U.K. Prime Minister Theresa May won by a landslide the approval she wanted for a June 8 snap election as she seeks to strengthen her mandate ahead of Brexit negotiations.

Lawmakers in the House of Commons voted 522 to 13 on Wednesday in favor of her plan to hold an election three years earlier than scheduled.

The result triggers what will be an intense seven-week campaign in which the U.K.’s fraught relationship with the European Union will undergo scrutiny less than a year since the country voted in a referendum to leave the bloc.

With polls showing May’s Conservatives with a commanding lead over her main rival, the prime minister is calculating she can increase her slim majority of just 17 lawmakers and negotiate the kind of Brexit she wants without being swayed by hard-liners in her party.

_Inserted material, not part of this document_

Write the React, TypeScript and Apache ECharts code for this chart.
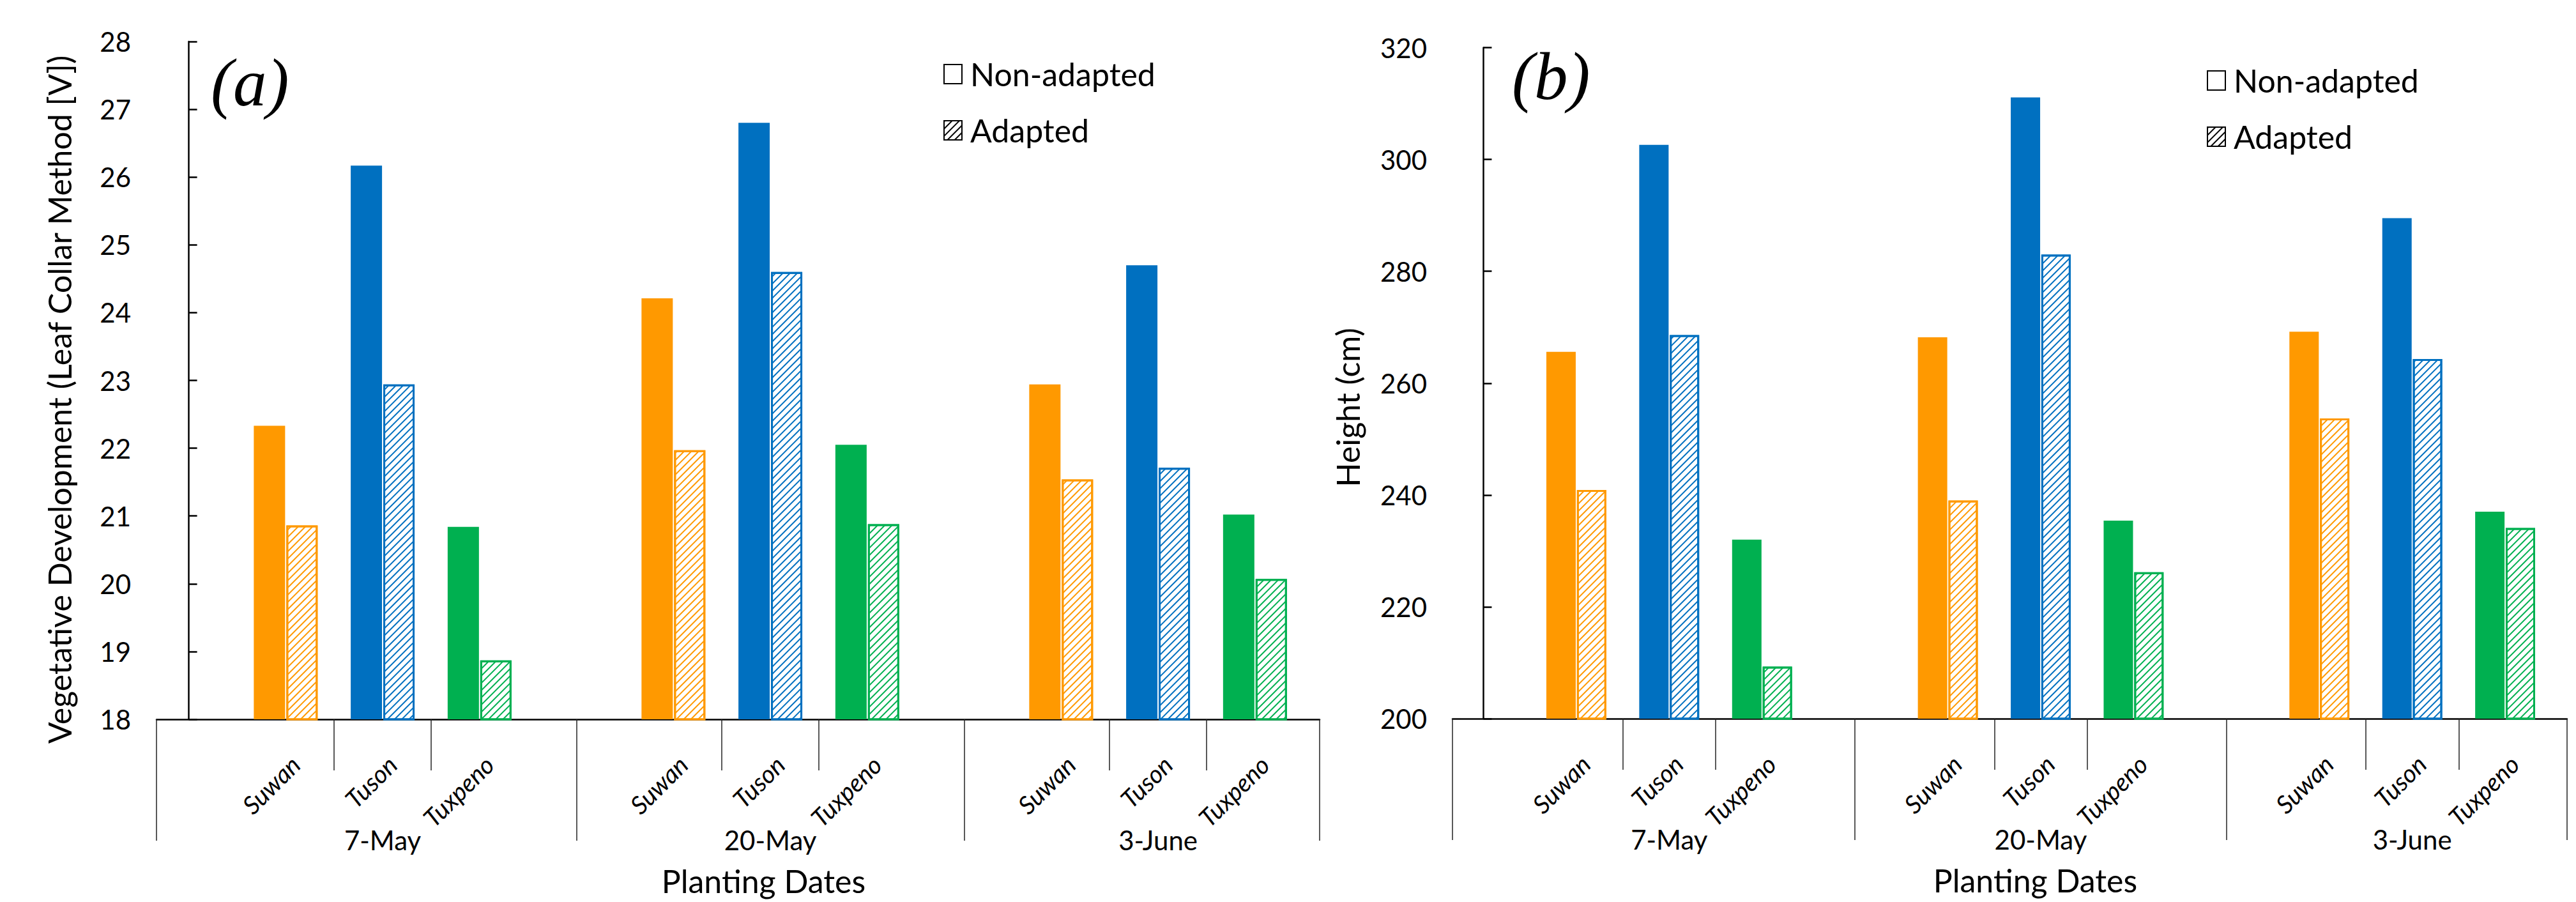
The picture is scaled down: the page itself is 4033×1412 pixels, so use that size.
import React, { useEffect, useRef } from 'react';
import * as echarts from 'echarts';

// ---- data ----
const varieties = ['Suwan', 'Tuson', 'Tuxpeno'];
const plantingDates = ['7-May', '20-May', '3-June'];
const varietyColors = ['#FF9900', '#0070C0', '#00B050'];

// order: 7-May [Suwan, Tuson, Tuxpeno], 20-May [...], 3-June [...]
const vegNonAdapted = [22.33, 26.17, 20.84, 24.21, 26.8, 22.05, 22.94, 24.7, 21.02];
const vegAdapted = [20.86, 22.94, 18.87, 21.97, 24.6, 20.88, 21.54, 21.71, 20.07];
const heightNonAdapted = [265.6, 302.6, 232.0, 268.2, 311.1, 235.4, 269.2, 289.5, 237.0];
const heightAdapted = [240.9, 268.6, 209.3, 239.0, 283.0, 226.2, 253.7, 264.3, 234.1];

const legendNames = ['Non-adapted', 'Adapted'];

// ---- layout on the x scale (one slot per variety, one blank slot between dates) ----
const X_MIN = -1 / 3;
const X_MAX = 11 + 2 / 3;
const positions: number[] = [];
plantingDates.forEach((_, g) => varieties.forEach((__, v) => positions.push(g * 4 + v + 1)));
const subSeps: number[] = [];
plantingDates.forEach((_, g) => [1.5, 2.5].forEach((o) => subSeps.push(g * 4 + o)));
const groupSeps = [X_MIN, 4, 8, X_MAX];
const groupCenters = plantingDates.map((_, g) => g * 4 + 2);
const LABEL_SHIFT = 0.1;
const LABEL_MARGIN = 64;

const FONT = 'Lato';

const hatch = (c: string) => ({
  symbol: 'rect',
  symbolSize: 1,
  dashArrayX: [1, 0],
  dashArrayY: [2, 6],
  rotation: -Math.PI / 4,
  color: c,
  backgroundColor: '#ffffff',
});

function makeXAxes(gridIndex: number) {
  const tickLine = { color: '#222', width: 1.5 };
  return [
    {
      type: 'value',
      gridIndex,
      position: 'bottom',
      min: X_MIN,
      max: X_MAX,
      splitLine: { show: false },
      axisLine: { show: true, onZero: false, lineStyle: { color: '#000', width: 2.5 } },
      axisTick: { show: true, customValues: subSeps, length: 80, lineStyle: tickLine },
      axisLabel: { show: false },
    },
    {
      type: 'value',
      gridIndex,
      position: 'bottom',
      min: X_MIN,
      max: X_MAX,
      splitLine: { show: false },
      axisLine: { show: false },
      axisTick: { show: true, customValues: groupSeps, length: 190, lineStyle: tickLine },
      axisLabel: {
        show: true,
        customValues: groupCenters,
        formatter: (val: number) => {
          const i = groupCenters.findIndex((c) => Math.abs(c - val) < 1e-6);
          return i >= 0 ? plantingDates[i] : '';
        },
        margin: 168,
        fontFamily: FONT,
        fontSize: 42,
        color: '#000',
      },
      name: 'Planting Dates',
      nameLocation: 'middle',
      nameGap: 228,
      nameTextStyle: { fontFamily: FONT, fontSize: 50, color: '#000', padding: [0, 0, 0, 80] },
    },
  ];
}

function makeYAxis(gridIndex: number, min: number, max: number, interval: number, name: string, shift: number) {
  return {
    type: 'value',
    gridIndex,
    min,
    max,
    interval,
    splitLine: { show: false },
    axisLine: { show: true, lineStyle: { color: '#000', width: 2.5 } },
    axisTick: { show: true, inside: true, length: 13, lineStyle: { color: '#000', width: 2.5 } },
    axisLabel: { fontFamily: FONT, fontSize: 42, color: '#000', margin: 40 },
    name,
    nameLocation: 'middle',
    nameRotate: 90,
    nameGap: gridIndex === 0 ? 127 : 139,
    nameTextStyle: { fontFamily: FONT, fontSize: 50, color: '#000', padding: [0, shift, 0, 0] },
  };
}

function makeSeries(gridIndex: number, nonAdapted: number[], adapted: number[], barWidth: number) {
  const xAxisIndex = gridIndex * 2;
  return [
    {
      type: 'bar',
      name: legendNames[0],
      xAxisIndex,
      yAxisIndex: gridIndex,
      barWidth,
      barGap: '4%',
      data: nonAdapted.map((v, i) => ({
        value: [positions[i], v],
        itemStyle: { color: varietyColors[i % 3] },
      })),
    },
    {
      type: 'bar',
      name: legendNames[1],
      xAxisIndex,
      yAxisIndex: gridIndex,
      barWidth,
      barGap: '4%',
      data: adapted.map((v, i) => ({
        value: [positions[i], v],
        itemStyle: {
          color: '#ffffff',
          borderColor: varietyColors[i % 3],
          borderWidth: 3,
          decal: hatch(varietyColors[i % 3]),
        },
      })),
    },
  ];
}

function makeLegend(left: number, top: number) {
  return {
    left,
    top,
    orient: 'vertical',
    itemWidth: 28,
    itemHeight: 30,
    itemGap: 38,
    selectedMode: false,
    textStyle: { fontFamily: FONT, fontSize: 50, color: '#000', padding: [0, 0, 0, 8] },
    data: [
      { name: legendNames[0], icon: 'rect', itemStyle: { color: '#ffffff', borderColor: '#000', borderWidth: 2 } },
      {
        name: legendNames[1],
        icon: 'rect',
        itemStyle: { color: '#ffffff', borderColor: '#000', borderWidth: 2, decal: hatch('#000') },
      },
    ],
  };
}

export default function App() {
  const ref = useRef<HTMLDivElement>(null);
  useEffect(() => {
    if (!ref.current) return;
    const chart = echarts.init(ref.current, null, { renderer: 'svg' });
    const yMins = [18, 200];
    const option = {
      animation: false,
      backgroundColor: '#ffffff',
      title: [
        {
          text: '(a)',
          left: 325,
          top: 72,
          textStyle: { fontFamily: 'Liberation Serif', fontStyle: 'italic', fontWeight: 'normal', fontSize: 105, color: '#000' },
        },
        {
          text: '(b)',
          left: 2362,
          top: 62,
          textStyle: { fontFamily: 'Liberation Serif', fontStyle: 'italic', fontWeight: 'normal', fontSize: 105, color: '#000' },
        },
      ],
      legend: [makeLegend(1472, 86), makeLegend(3450, 96)],
      grid: [
        { left: 245, top: 65, width: 1821, height: 1061, containLabel: false },
        { left: 2274, top: 74.5, width: 1745, height: 1050.5, containLabel: false },
      ],
      xAxis: [...makeXAxes(0), ...makeXAxes(1)],
      yAxis: [
        makeYAxis(0, 18, 28, 1, 'Vegetative Development (Leaf Collar Method [V])', 60),
        makeYAxis(1, 200, 320, 20, 'Height (cm)', 76),
      ],
      series: [
        ...makeSeries(0, vegNonAdapted, vegAdapted, 49),
        ...makeSeries(1, heightNonAdapted, heightAdapted, 46),
      ],
    };
    chart.setOption(option as any);

    // rotated variety labels, placed through the chart's own scales
    const graphics: any[] = [];
    [0, 1].forEach((k) => {
      positions.forEach((p, i) => {
        const pt = chart.convertToPixel({ xAxisIndex: k * 2, yAxisIndex: k } as any, [p + LABEL_SHIFT, yMins[k]]) as number[];
        if (!pt) return;
        graphics.push({
          type: 'text',
          x: pt[0],
          y: pt[1] + LABEL_MARGIN,
          rotation: Math.PI / 4,
          style: {
            text: varieties[i % 3],
            fontFamily: FONT,
            fontStyle: 'italic',
            fontSize: 39,
            fill: '#000',
            align: 'right',
            verticalAlign: 'middle',
          },
        });
      });
    });
    chart.setOption({ graphic: graphics } as any);
    return () => chart.dispose();
  }, []);
  return (
    <div
      ref={ref}
      style={{ position: 'fixed', left: 0, top: 0, width: '4033px', height: '1412px', background: '#fff' }}
    />
  );
}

“Let us lay out our plans for Brexit, let us put forth our plans for the future of this great country, let us put our fate in the hands of the people and then let the people decide,” the prime minister told a rowdy House of Commons in London. “Every vote for the Conservatives will make me stronger when I negotiate for Britain with the European Union.”

Until Tuesday, May had repeatedly ruled out holding an early election, saying there would be no national vote until 2020. She changed her mind on a walking holiday over the Easter break with her husband, after “reluctantly” concluding that the “game-playing” over Brexit among politicians in London would make negotiating with EU leaders much harder.